International students enrich our communities and are critical to Canada’s social, cultural, and economic fabric. In recent years, the integrity of the international student system has been threatened. Some institutions have significantly increased their intakes to drive revenues, and more students have been arriving in Canada without the proper supports they need to succeed.
Rapid increases in the number of international students arriving in Canada also puts pressure on housing health care, and other services. As we work to better protect international students from bad actors and support sustainable population growth in Canada, we’re moving forward with measures to stabilize the number of international students in Canada.
This includes a two-year intake cap on international student permit applications to stabilize new growth. For 2024, this cap is expected to result in approximately 360,000 approved study permits, a decrease of 35% from 2023.
Immigration, Refugees and Citizenship Canada (IRCC) will allocate a portion of the cap to each province and territory, who will then distribute the allocation among their designated learning institutions. Every study permit application submitted to IRCC will also require an attestation letter from a province or territory.
During this two-year cap, the Government of Canada will continue to work with provinces and territories, designated learning institutions, and national education stakeholders on developing a sustainable path forward for international students, including:
- finalizing a recognized institution framework.
- determining long-term sustainable levels of international students.
- ensuring post-secondary institutions can provide adequate levels of student housing.
Those pursuing master’s and doctoral degrees, and elementary and secondary education are not included in the cap.

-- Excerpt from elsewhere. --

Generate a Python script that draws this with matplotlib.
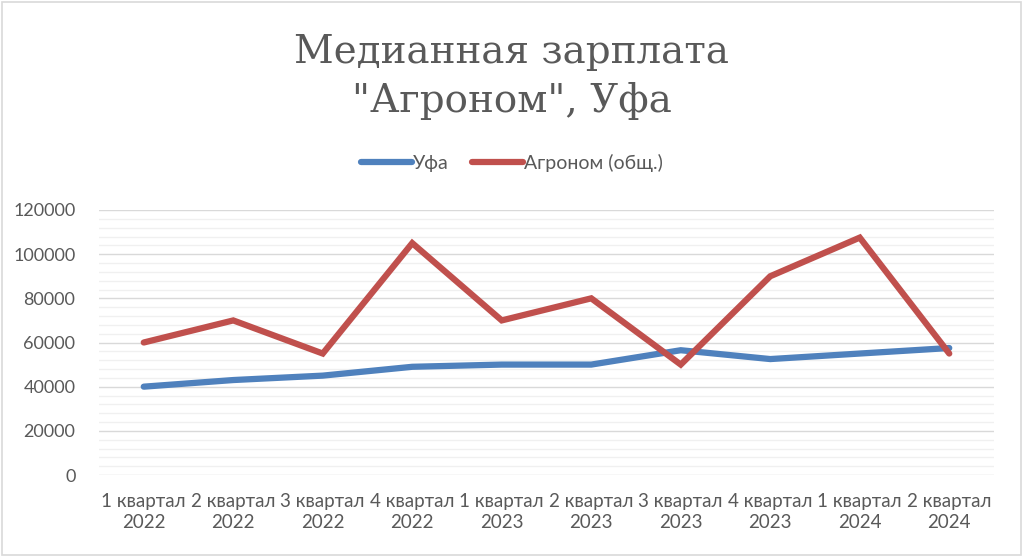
import matplotlib.pyplot as plt
from matplotlib.ticker import MultipleLocator

# данные
kvartaly = ['1 квартал\n2022', '2 квартал\n2022', '3 квартал\n2022', '4 квартал\n2022',
            '1 квартал\n2023', '2 квартал\n2023', '3 квартал\n2023', '4 квартал\n2023',
            '1 квартал\n2024', '2 квартал\n2024']
ufa = [40000, 43000, 45000, 49000, 50000, 50000, 56500, 52500, 55000, 57500]
agronom = [60000, 70000, 55000, 105000, 70000, 80000, 50000, 90000, 107500, 55000]

grey = '#595959'
fig = plt.figure(figsize=(10.24, 5.57), dpi=100)
ax = fig.add_axes([99/1024, 1-475/557, 895/1024, 265/557])

x = range(len(kvartaly))
ax.plot(x, ufa, color='#4F81BD', lw=4.5, solid_capstyle='round', solid_joinstyle='miter', label='Уфа', zorder=3)
ax.plot(x, agronom, color='#C0504D', lw=4.5, solid_capstyle='round', solid_joinstyle='miter', label='Агроном (общ.)', zorder=3)

ax.set_xlim(-0.5, len(kvartaly) - 0.5)
ax.set_ylim(0, 120000)
ax.yaxis.set_major_locator(MultipleLocator(20000))
ax.yaxis.set_minor_locator(MultipleLocator(4000))
ax.grid(which='major', axis='y', color='#D9D9D9', lw=1)
ax.grid(which='minor', axis='y', color='#F0F0F0', lw=1)
ax.set_axisbelow(True)
for s in ax.spines.values():
    s.set_visible(False)
ax.tick_params(which='both', length=0)
ax.set_xticks(list(x))
ax.set_xticklabels(kvartaly, fontsize=13.5, color=grey, family='Lato', linespacing=1.25)
ax.tick_params(axis='x', pad=13)
ax.tick_params(axis='y', labelsize=13, labelcolor=grey, pad=17)
for t in ax.get_yticklabels():
    t.set_family('Lato')

fig.text(0.5, 1-77/557, 'Медианная зарплата\n"Агроном", Уфа', ha='center', va='center',
         fontsize=28, color=grey, family='DejaVu Serif', linespacing=1.36)
fig.legend(loc='center', bbox_to_anchor=(0.5, 1-163/557), ncol=2, frameon=False,
           prop={'family': 'Lato', 'size': 14}, labelcolor=grey, handlelength=2.6,
           handletextpad=0.05, columnspacing=1.2)

fig.patches.append(plt.Rectangle((0.002, 0.003), 0.995, 0.994, transform=fig.transFigure,
                                 fill=False, edgecolor='#D9D9D9', lw=1.2))
fig.savefig('out.png', dpi=100)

Current study permit holders will not be affected.
Additionally, we’re changing the eligibility criteria for the Post-Graduation Work Permit Program (PGWP):
- Starting September 1, 2024, international students who begin a study program that is part of a curriculum licensing arrangement will no longer be eligible for a postgraduation work permit upon graduation.
- Graduates of master’s and other short graduate-level programs will soon be eligible to apply for a 3-year work permit.
These measures complement other recently announced reforms to the International Student Program. Taken together, they aim to ensure genuine students receive the support they require and have the resources they need for an enriching study experience in Canada, while at the same time, alleviating pressures on housing, health care, and other services.